My advice to Scenes from Communal Living's next 3rd-party director is to have faith in your ability to extract great performances from run-of-the-mill performers rather than chase reputations, especially as the Sydney 'alphas' ultimately didn't outshine the rest of the cast. The success of the straight-shot multinight approach was certainly vindicated.


Return to Camden

We expanded the cast and creative quality returned to pre-Edinburgh heights. I had taken a regular weekly slot because I was intrigued by the challenge of carving out an ongoing space in the London comedy landscape. My hubris was aptly punished, especially as I relied on some low-level media contacts, Facebook and fliering as my sole promotional tools. We were old news to both the London print media and those punters who had supported it earlier in the year. Tickets were unnecessarily expensive for a Sunday night show.

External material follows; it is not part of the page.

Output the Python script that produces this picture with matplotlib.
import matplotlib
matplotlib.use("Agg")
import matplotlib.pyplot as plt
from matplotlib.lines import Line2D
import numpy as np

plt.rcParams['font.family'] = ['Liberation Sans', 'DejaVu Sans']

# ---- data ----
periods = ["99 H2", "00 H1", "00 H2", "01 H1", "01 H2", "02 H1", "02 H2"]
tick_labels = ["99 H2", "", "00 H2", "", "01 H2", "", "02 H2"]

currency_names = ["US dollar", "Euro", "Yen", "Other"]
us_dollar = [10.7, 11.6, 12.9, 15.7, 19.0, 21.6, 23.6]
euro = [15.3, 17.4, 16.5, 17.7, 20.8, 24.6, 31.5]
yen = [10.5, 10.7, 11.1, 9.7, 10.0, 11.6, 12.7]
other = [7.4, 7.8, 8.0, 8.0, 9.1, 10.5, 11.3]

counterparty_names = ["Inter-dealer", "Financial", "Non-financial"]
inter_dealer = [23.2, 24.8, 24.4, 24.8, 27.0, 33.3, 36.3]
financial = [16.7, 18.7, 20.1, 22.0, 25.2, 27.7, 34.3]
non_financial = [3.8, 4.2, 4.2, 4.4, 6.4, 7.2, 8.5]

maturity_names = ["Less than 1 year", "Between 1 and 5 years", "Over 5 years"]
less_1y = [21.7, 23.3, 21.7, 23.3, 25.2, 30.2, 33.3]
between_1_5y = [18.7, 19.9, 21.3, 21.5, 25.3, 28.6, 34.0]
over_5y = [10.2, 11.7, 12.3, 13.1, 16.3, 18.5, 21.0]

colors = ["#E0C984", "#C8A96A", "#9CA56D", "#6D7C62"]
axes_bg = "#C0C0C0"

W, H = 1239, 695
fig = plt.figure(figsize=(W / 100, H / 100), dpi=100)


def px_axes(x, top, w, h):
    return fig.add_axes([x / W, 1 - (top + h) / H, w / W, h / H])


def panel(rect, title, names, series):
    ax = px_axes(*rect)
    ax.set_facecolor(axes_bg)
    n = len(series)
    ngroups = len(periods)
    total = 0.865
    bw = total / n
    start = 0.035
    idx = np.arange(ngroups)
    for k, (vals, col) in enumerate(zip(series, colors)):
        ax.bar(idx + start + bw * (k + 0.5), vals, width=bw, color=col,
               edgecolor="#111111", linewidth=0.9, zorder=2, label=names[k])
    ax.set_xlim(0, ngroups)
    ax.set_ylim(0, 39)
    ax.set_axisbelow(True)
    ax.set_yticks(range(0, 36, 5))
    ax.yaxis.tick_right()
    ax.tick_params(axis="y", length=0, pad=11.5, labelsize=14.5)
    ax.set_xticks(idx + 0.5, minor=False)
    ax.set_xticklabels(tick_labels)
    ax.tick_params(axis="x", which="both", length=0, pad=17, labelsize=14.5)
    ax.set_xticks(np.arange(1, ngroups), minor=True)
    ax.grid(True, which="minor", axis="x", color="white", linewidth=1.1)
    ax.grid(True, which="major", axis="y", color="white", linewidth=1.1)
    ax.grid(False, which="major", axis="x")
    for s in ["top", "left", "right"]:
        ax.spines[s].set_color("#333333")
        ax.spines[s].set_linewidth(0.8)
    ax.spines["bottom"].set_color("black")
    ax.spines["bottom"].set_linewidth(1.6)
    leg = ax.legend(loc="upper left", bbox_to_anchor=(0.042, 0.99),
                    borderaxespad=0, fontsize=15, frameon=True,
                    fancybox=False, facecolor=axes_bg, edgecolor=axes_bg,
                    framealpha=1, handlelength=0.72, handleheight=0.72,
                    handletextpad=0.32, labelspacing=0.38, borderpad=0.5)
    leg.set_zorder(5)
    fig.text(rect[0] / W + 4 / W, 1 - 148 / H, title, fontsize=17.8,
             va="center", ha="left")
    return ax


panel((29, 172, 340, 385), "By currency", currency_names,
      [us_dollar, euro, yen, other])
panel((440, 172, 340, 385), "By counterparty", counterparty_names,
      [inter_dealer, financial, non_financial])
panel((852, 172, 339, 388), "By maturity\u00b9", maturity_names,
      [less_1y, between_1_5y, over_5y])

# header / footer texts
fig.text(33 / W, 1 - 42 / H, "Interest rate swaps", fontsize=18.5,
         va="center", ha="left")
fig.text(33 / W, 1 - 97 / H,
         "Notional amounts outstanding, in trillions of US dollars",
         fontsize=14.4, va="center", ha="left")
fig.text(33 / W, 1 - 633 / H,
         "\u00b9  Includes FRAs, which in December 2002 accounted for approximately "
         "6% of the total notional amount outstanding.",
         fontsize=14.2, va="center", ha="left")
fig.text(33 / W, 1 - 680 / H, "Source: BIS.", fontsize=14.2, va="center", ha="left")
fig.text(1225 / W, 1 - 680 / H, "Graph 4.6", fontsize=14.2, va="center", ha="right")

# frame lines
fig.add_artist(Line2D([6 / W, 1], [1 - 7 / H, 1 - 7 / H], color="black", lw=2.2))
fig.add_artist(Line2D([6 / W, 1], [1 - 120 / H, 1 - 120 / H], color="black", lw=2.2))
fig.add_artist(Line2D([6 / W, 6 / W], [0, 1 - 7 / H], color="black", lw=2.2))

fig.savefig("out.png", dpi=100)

In London a 50-or so seat theatre is a promoter's black hole: there's no way that anything less than a consistent run of 90% houses will break even after PR costs have been factored in. The theatre was unwilling to offer much of a discount and I glibly refused to see that as I was going to lose money anyway I might as well have set a loss-making ticket price from the outset and got bigger houses. I also wonder whether the specific nature of the show (scenes always set flat-share arrangements) was a negative for improv fans who will happily turn up every week to watch the same actors work in a more demonstrably open format.



2009 taught me a lot. I'm a little sad about the 2010 hiatus but needs must.